# Set problem
Copy the lines holding the word "script", all of them.

# Supplied records
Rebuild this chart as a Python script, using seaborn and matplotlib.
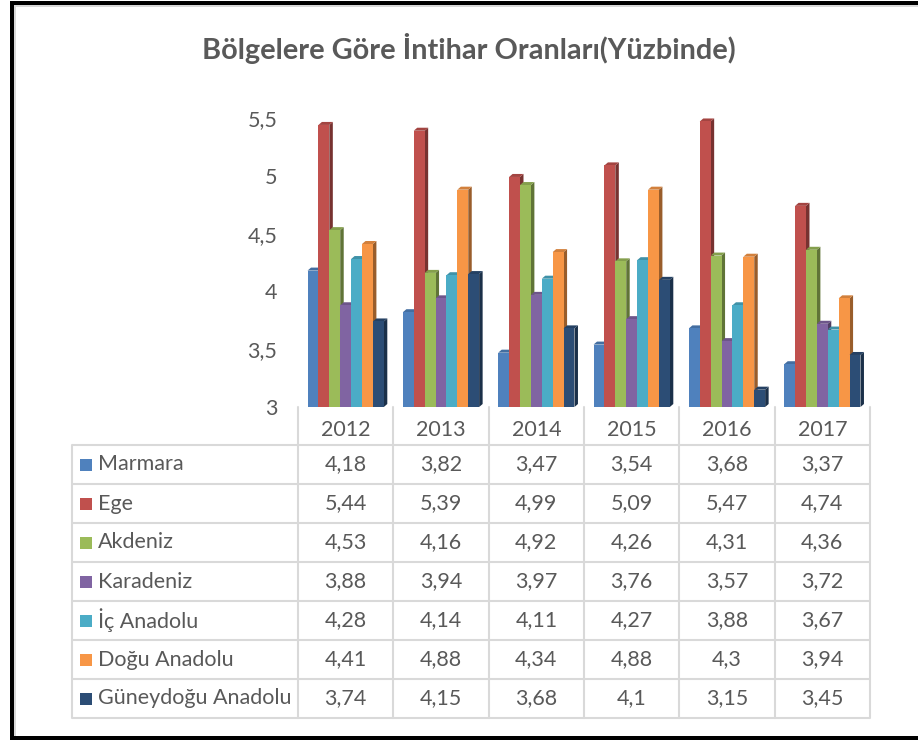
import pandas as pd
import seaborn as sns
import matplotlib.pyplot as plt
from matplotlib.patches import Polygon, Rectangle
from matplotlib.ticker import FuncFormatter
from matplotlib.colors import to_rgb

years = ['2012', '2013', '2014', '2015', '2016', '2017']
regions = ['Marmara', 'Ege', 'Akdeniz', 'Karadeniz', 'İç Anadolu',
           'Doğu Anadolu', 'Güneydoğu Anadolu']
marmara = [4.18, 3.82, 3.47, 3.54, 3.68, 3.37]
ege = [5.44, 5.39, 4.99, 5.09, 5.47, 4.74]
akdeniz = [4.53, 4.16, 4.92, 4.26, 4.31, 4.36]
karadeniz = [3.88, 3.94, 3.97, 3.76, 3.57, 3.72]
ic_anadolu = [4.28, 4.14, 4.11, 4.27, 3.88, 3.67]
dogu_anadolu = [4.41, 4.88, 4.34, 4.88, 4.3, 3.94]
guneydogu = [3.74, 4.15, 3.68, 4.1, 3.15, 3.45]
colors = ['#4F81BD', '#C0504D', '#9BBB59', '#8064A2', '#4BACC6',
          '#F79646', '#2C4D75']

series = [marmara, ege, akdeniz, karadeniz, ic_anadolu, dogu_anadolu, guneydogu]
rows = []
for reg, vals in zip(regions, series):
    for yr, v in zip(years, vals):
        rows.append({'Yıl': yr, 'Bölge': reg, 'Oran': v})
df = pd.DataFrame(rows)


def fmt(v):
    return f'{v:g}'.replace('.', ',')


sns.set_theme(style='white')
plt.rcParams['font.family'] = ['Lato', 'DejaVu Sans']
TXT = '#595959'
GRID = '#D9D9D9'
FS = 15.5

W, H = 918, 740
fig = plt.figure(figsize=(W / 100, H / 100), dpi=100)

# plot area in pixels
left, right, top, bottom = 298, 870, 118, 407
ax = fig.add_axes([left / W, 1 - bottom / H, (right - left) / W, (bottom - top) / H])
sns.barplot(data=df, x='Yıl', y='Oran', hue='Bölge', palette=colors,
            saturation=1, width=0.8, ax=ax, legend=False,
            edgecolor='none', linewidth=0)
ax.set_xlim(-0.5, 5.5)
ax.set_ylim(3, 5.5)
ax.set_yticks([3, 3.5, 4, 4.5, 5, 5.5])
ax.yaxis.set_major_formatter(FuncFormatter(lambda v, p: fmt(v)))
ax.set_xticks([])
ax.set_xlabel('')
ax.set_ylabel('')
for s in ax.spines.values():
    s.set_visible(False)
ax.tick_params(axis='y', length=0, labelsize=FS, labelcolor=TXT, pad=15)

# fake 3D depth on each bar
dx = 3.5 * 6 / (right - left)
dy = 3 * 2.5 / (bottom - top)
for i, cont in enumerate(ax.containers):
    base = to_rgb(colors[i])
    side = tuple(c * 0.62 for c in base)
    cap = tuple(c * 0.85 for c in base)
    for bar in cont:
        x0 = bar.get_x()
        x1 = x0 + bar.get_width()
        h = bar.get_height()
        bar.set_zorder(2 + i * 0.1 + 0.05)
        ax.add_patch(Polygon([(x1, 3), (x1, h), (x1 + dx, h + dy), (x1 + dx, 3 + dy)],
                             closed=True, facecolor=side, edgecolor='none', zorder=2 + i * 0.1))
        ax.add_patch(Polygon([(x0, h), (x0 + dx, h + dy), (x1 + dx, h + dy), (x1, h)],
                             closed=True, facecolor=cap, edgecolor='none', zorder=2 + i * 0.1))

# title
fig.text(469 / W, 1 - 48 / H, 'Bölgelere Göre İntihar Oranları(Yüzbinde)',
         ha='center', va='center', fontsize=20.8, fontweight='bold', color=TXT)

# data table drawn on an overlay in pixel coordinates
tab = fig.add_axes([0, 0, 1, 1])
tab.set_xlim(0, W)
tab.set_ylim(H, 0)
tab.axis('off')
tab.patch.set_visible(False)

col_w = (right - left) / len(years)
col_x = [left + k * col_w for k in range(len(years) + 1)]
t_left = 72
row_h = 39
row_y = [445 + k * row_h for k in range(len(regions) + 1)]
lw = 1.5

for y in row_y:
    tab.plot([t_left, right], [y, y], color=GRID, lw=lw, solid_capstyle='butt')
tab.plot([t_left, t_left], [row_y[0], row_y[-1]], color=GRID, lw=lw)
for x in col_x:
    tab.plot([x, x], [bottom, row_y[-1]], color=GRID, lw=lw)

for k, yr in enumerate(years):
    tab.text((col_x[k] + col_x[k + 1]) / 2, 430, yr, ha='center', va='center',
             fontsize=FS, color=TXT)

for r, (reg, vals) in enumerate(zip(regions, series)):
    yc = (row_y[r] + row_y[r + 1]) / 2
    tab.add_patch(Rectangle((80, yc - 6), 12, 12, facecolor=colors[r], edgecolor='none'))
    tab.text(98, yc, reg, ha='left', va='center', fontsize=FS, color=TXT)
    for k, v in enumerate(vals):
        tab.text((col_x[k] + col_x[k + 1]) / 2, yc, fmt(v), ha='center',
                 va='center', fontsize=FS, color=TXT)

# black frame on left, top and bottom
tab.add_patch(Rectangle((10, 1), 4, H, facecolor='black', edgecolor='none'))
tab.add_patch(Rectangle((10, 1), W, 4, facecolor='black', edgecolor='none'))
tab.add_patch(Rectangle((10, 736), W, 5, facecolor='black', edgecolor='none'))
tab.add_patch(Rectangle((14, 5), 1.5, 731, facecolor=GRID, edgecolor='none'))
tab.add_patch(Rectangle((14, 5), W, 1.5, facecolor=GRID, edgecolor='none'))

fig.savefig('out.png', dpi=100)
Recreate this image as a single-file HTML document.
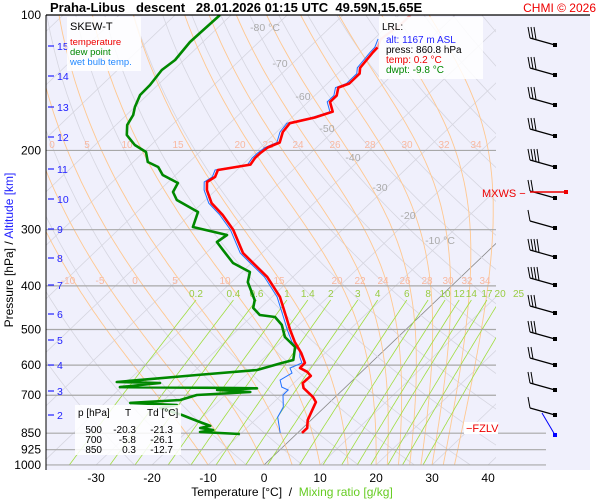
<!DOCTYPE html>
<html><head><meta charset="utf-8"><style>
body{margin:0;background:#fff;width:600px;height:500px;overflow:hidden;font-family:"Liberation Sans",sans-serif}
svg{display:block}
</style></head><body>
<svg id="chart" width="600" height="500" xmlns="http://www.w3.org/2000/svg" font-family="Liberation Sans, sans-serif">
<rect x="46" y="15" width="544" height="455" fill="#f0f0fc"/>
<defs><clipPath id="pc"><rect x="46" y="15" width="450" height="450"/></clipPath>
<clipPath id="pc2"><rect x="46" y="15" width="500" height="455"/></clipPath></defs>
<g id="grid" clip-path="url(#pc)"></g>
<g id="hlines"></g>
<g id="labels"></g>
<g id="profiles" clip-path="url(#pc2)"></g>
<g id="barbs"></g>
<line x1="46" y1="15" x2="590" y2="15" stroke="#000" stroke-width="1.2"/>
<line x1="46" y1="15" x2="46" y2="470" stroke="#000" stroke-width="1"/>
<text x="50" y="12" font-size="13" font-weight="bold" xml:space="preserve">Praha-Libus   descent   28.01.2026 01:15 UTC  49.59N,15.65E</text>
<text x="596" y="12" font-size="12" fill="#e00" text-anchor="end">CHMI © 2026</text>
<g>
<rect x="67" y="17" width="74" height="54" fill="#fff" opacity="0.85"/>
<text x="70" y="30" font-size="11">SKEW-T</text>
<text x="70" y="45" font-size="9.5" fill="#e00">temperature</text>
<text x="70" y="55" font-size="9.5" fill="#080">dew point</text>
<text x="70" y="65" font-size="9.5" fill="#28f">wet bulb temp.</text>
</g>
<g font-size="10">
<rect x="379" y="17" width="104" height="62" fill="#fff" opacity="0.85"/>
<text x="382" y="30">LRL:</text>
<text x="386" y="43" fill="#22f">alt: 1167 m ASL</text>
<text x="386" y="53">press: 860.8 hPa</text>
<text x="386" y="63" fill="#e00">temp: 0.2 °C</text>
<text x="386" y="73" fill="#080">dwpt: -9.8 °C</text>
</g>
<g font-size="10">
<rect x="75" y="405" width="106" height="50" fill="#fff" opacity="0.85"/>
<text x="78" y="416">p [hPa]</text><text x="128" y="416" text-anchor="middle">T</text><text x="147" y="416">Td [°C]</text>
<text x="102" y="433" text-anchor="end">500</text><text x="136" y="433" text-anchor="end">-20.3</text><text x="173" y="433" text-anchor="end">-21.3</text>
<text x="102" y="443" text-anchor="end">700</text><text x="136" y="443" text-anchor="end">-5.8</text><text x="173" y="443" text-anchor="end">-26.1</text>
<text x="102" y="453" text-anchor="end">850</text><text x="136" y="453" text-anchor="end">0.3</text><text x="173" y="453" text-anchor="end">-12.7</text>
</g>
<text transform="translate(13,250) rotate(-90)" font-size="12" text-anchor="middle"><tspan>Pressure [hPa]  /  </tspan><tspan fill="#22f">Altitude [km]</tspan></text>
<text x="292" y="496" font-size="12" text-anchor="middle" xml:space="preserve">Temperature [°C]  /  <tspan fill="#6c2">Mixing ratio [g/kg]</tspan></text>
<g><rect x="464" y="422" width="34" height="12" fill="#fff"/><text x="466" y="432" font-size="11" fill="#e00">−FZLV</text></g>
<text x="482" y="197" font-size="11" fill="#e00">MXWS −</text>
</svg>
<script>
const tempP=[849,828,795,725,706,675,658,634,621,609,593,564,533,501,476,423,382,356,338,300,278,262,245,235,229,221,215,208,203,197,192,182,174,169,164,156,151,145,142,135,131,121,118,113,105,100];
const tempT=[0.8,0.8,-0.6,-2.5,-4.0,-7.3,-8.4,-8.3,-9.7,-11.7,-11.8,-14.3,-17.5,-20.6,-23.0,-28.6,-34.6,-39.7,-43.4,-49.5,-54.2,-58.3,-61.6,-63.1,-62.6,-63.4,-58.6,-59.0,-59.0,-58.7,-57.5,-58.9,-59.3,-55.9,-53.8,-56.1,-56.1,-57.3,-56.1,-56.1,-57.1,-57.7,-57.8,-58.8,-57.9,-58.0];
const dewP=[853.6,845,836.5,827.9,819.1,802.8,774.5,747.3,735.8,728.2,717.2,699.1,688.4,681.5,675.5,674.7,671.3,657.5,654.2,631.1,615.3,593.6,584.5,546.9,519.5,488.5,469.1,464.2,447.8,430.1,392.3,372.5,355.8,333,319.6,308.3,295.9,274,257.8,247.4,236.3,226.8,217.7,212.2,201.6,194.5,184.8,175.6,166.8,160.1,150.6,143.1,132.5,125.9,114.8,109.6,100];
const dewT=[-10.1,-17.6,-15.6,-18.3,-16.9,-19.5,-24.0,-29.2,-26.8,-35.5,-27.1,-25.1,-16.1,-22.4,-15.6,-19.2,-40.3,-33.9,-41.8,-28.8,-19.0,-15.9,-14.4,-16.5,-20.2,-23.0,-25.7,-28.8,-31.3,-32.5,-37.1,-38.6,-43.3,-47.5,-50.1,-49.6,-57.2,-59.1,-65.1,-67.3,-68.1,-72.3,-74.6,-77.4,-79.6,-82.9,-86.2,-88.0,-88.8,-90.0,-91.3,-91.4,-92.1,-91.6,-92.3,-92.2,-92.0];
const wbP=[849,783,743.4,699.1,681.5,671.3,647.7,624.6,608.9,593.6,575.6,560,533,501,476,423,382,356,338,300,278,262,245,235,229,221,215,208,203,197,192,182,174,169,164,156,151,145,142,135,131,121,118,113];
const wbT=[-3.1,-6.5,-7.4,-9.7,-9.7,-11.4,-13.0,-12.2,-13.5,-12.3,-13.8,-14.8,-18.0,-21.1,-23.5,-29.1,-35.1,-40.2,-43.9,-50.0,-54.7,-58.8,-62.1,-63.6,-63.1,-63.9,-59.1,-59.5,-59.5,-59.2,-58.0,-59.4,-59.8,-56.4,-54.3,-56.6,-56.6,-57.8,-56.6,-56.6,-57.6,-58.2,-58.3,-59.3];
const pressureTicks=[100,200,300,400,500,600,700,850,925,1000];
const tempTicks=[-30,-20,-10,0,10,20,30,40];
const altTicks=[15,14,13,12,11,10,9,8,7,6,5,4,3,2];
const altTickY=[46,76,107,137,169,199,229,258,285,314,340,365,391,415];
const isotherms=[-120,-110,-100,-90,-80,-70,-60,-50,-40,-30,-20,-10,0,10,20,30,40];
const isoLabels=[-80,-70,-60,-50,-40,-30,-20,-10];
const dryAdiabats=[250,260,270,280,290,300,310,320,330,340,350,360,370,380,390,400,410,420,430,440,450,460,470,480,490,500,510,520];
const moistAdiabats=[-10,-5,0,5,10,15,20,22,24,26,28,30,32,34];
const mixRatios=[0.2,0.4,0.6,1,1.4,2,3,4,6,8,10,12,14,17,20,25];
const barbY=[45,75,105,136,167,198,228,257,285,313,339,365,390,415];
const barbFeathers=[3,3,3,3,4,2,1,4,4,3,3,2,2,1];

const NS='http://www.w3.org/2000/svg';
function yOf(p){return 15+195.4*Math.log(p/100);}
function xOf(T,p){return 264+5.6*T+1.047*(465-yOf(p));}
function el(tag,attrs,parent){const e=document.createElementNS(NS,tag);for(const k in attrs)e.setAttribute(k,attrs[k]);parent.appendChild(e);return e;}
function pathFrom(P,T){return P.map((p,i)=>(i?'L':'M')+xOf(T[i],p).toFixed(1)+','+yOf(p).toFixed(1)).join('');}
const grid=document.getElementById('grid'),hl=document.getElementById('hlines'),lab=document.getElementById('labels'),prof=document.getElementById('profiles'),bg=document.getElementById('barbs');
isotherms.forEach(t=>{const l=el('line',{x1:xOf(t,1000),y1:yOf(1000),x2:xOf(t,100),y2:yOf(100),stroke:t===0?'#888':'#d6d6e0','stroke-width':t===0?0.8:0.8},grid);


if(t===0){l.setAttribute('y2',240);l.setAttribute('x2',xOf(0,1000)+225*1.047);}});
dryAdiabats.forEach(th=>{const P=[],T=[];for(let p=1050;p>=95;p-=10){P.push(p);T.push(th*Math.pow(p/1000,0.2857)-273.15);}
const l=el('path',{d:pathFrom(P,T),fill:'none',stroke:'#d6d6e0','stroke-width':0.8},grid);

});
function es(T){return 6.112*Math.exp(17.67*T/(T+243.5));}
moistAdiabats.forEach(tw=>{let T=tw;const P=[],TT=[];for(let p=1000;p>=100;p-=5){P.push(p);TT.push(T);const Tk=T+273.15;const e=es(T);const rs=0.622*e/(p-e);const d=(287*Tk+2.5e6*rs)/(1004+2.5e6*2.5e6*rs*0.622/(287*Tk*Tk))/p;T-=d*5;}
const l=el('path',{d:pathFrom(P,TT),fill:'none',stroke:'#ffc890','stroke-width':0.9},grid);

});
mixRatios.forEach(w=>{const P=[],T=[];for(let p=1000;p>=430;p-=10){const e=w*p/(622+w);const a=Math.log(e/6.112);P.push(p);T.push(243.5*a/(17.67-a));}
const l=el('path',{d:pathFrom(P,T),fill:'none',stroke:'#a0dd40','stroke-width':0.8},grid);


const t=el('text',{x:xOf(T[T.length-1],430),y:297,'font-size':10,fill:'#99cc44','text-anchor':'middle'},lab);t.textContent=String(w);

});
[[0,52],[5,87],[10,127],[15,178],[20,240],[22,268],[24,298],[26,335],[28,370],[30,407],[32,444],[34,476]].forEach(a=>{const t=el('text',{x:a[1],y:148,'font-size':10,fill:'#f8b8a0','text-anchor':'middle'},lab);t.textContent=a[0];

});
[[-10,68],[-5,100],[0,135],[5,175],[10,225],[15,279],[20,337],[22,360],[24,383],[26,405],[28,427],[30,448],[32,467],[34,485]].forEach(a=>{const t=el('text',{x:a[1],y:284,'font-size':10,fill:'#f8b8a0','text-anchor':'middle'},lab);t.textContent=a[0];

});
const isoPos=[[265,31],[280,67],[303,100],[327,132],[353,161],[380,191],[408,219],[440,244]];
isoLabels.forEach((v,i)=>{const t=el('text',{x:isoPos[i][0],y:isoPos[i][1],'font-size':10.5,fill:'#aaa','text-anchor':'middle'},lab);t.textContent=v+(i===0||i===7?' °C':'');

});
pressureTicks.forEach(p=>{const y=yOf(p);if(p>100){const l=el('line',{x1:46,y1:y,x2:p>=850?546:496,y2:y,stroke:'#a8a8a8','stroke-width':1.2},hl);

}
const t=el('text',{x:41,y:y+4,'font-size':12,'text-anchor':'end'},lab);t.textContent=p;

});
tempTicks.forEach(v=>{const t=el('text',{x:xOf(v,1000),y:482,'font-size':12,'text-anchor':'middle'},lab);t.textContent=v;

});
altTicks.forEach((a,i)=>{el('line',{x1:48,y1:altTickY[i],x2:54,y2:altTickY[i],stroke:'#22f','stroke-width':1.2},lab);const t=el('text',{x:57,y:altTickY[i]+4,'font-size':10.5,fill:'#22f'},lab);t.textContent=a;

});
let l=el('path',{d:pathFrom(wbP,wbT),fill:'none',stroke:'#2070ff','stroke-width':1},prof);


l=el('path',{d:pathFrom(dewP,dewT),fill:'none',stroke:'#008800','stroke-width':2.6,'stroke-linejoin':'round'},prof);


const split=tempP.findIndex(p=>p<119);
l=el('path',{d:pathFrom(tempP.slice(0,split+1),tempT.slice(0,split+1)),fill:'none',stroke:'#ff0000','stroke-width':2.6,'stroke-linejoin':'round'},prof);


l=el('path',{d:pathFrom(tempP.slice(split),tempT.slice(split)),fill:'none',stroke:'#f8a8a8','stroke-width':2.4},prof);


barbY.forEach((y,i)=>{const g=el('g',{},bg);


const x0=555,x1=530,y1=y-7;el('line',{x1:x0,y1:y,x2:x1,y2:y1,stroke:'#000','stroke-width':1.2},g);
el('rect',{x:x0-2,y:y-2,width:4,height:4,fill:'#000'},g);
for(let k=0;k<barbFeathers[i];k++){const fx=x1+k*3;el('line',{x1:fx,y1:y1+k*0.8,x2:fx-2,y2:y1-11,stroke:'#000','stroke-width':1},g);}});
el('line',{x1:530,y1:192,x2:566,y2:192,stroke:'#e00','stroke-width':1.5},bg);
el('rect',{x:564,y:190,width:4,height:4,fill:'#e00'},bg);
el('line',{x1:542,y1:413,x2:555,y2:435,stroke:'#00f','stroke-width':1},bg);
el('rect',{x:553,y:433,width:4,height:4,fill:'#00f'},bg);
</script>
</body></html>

# Answer in full
Rebuild this chart as a Python script, using seaborn and matplotlib.
<script>
</script>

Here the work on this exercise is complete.